At 2,071 barrels (87,000 gallons) the Bastrop spill ranks 5th worst since 2009.


## Bastrop spills listed

In [35]:
bastrop = spills_ordered.where(lambda row: row['County'] == 'BASTROP')

columns = [
    'Unique_ID',
    'DateofLoss',
    'OperatorNumber',
    'Facility',
    'GrossLoss'
]
bastrop.select(columns).print_table(max_column_width=None)

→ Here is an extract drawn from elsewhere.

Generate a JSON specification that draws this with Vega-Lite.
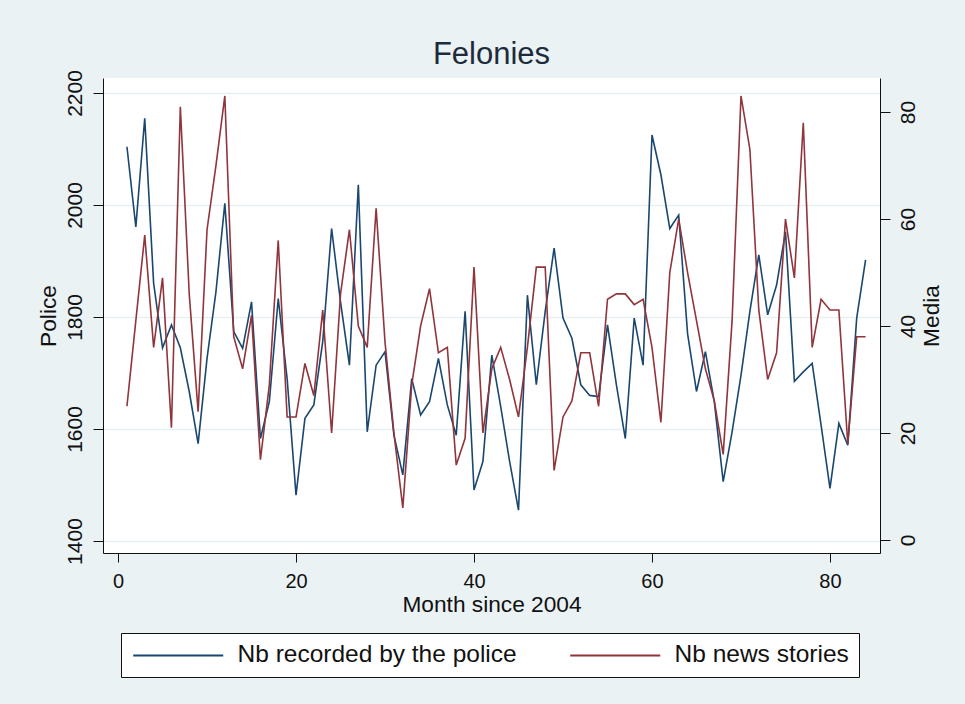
{
  "$schema": "https://vega.github.io/schema/vega-lite/v6.json",
  "width": 777,
  "height": 475,
  "autosize": {"type": "none"},
  "padding": {"left": 103, "top": 78, "right": 85, "bottom": 151},
  "background": "#EAF2F3",
  "config": {
    "view": {"stroke": null, "fill": "white"},
    "font": "Liberation Sans",
    "axis": {"domainColor": "#111111", "tickColor": "#111111", "labelColor": "#111111", "titleColor": "#111111", "titleFontWeight": "normal", "labelFont": "Liberation Sans", "titleFont": "Liberation Sans", "format": "d"}
  },
  "title": {"text": "Felonies", "fontSize": 31, "font": "Liberation Sans", "fontWeight": "normal", "color": "#1E2B3C", "anchor": "middle", "frame": "group", "baseline": "alphabetic", "offset": -25},
  "data": {"values": [
    {"month":1,"police":2104,"media":25},{"month":2,"police":1961,"media":41},{"month":3,"police":2155,"media":57},{"month":4,"police":1860,"media":36},{"month":5,"police":1745,"media":49},{"month":6,"police":1786,"media":21},{"month":7,"police":1745,"media":81},{"month":8,"police":1667,"media":46},{"month":9,"police":1574,"media":24},{"month":10,"police":1726,"media":58},
    {"month":11,"police":1845,"media":70},{"month":12,"police":2003,"media":83},{"month":13,"police":1774,"media":38},{"month":14,"police":1744,"media":32},{"month":15,"police":1827,"media":42},{"month":16,"police":1583,"media":15},{"month":17,"police":1649,"media":29},{"month":18,"police":1833,"media":56},{"month":19,"police":1690,"media":23},{"month":20,"police":1482,"media":23},
    {"month":21,"police":1619,"media":33},{"month":22,"police":1643,"media":27},{"month":23,"police":1756,"media":43},{"month":24,"police":1958,"media":20},{"month":25,"police":1827,"media":46},{"month":26,"police":1714,"media":58},{"month":27,"police":2036,"media":40},{"month":28,"police":1595,"media":36},{"month":29,"police":1714,"media":62},{"month":30,"police":1738,"media":37},
    {"month":31,"police":1589,"media":20},{"month":32,"police":1518,"media":6},{"month":33,"police":1690,"media":29},{"month":34,"police":1625,"media":40},{"month":35,"police":1649,"media":47},{"month":36,"police":1726,"media":35},{"month":37,"police":1643,"media":36},{"month":38,"police":1589,"media":14},{"month":39,"police":1810,"media":19},{"month":40,"police":1491,"media":51},
    {"month":41,"police":1542,"media":20},{"month":42,"police":1732,"media":32},{"month":43,"police":1640,"media":36},{"month":44,"police":1542,"media":30},{"month":45,"police":1455,"media":23},{"month":46,"police":1839,"media":36},{"month":47,"police":1679,"media":51},{"month":48,"police":1810,"media":51},{"month":49,"police":1923,"media":13},{"month":50,"police":1798,"media":23},
    {"month":51,"police":1762,"media":26},{"month":52,"police":1679,"media":35},{"month":53,"police":1660,"media":35},{"month":54,"police":1658,"media":25},{"month":55,"police":1786,"media":45},{"month":56,"police":1679,"media":46},{"month":57,"police":1583,"media":46},{"month":58,"police":1798,"media":44},{"month":59,"police":1714,"media":45},{"month":60,"police":2125,"media":36},
    {"month":61,"police":2054,"media":22},{"month":62,"police":1958,"media":50},{"month":63,"police":1982,"media":60},{"month":64,"police":1770,"media":50},{"month":65,"police":1667,"media":41},{"month":66,"police":1738,"media":32},{"month":67,"police":1649,"media":26},{"month":68,"police":1506,"media":16},{"month":69,"police":1595,"media":41},{"month":70,"police":1696,"media":83},
    {"month":71,"police":1810,"media":73},{"month":72,"police":1911,"media":43},{"month":73,"police":1804,"media":30},{"month":74,"police":1857,"media":35},{"month":75,"police":1952,"media":60},{"month":76,"police":1685,"media":49},{"month":77,"police":1702,"media":78},{"month":78,"police":1717,"media":36},{"month":79,"police":1607,"media":45},{"month":80,"police":1494,"media":43},
    {"month":81,"police":1610,"media":43},{"month":82,"police":1571,"media":18},{"month":83,"police":1798,"media":38},{"month":84,"police":1902,"media":38}
  ]},
  "layer": [
    {
      "mark": {"type": "line", "strokeWidth": 1.6},
      "encoding": {
        "x": {"field": "month", "type": "quantitative", "scale": {"domain": [-1.69, 85.62], "nice": false, "zero": false},
              "axis": {"values": [0, 20, 40, 60, 80], "title": "Month since 2004", "grid": false, "tickSize": 9, "labelFontSize": 20, "titleFontSize": 22.7, "labelPadding": 9, "titlePadding": 2, "labelFlush": false}},
        "y": {"field": "police", "type": "quantitative", "scale": {"domain": [1378.6, 2226.8], "nice": false, "zero": false},
              "axis": {"values": [1400, 1600, 1800, 2000, 2200], "title": "Police", "grid": true, "gridColor": "#E6EFF1", "gridWidth": 1.5, "tickSize": 10, "labelFontSize": 21, "labelAngle": -90, "labelAlign": "center", "labelBaseline": "bottom", "labelPadding": 8, "titleFontSize": 22.7, "titlePadding": 4}},
        "color": {"datum": "Nb recorded by the police", "type": "nominal",
                  "scale": {"domain": ["Nb recorded by the police", "Nb news stories"], "range": ["#1A476F", "#90353B"]},
                  "legend": {"title": null, "orient": "none", "legendX": 18, "legendY": 555, "direction": "horizontal", "fillColor": "white", "strokeColor": "#111111", "padding": 10, "symbolType": "M-2,0H16", "symbolSize": 100, "symbolStrokeWidth": 2, "labelOffset": 82, "labelFontSize": 24.5, "labelFont": "Liberation Sans", "labelColor": "#111111", "columnPadding": 49, "labelLimit": 400}}
      }
    },
    {
      "mark": {"type": "line", "strokeWidth": 1.6},
      "encoding": {
        "x": {"field": "month", "type": "quantitative"},
        "y": {"field": "media", "type": "quantitative", "scale": {"domain": [-2.43, 86.36], "nice": false, "zero": false},
              "axis": {"orient": "right", "values": [0, 20, 40, 60, 80], "title": "Media", "grid": false, "tickSize": 10, "labelFontSize": 21, "labelAngle": -90, "labelAlign": "center", "labelBaseline": "top", "labelPadding": 7, "titleFontSize": 22.7, "titleAngle": 270, "titleBaseline": "top", "titlePadding": 2}},
        "color": {"datum": "Nb news stories", "type": "nominal"}
      }
    }
  ],
  "resolve": {"scale": {"y": "independent"}}
}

| Unique_ID | DateofLoss | OperatorNumber         | Facility     | GrossLoss |
| --------- | ---------- | ---------------------- | ------------ | --------- |
|    60,943 | 2012-10-17 | CHALKER OPERATING INC. | Tank Battery |        40 |
|    60,944 | 2012-09-02 | PLAINS PIPELINE L.P.   | Pipe Line    |         8 |


### Bulletproofing

Various looks to make sure all is good

In [10]:
# checking number of records for spills
print('Number of records:\n{}'.format(
    spills.aggregate(agate.Count())
))


Number of records:
8903


In [11]:
# check to make sure UniqueID is unique
pivot_UniqueID = spills.pivot('Unique_ID')
pivot_UniqueID.limit(5).print_table()

| Unique_ID | Count |
| --------- | ----- |
|   117,569 |     1 |
|   117,565 |     1 |
|   117,622 |     1 |
|   118,015 |     1 |
|   117,634 |     1 |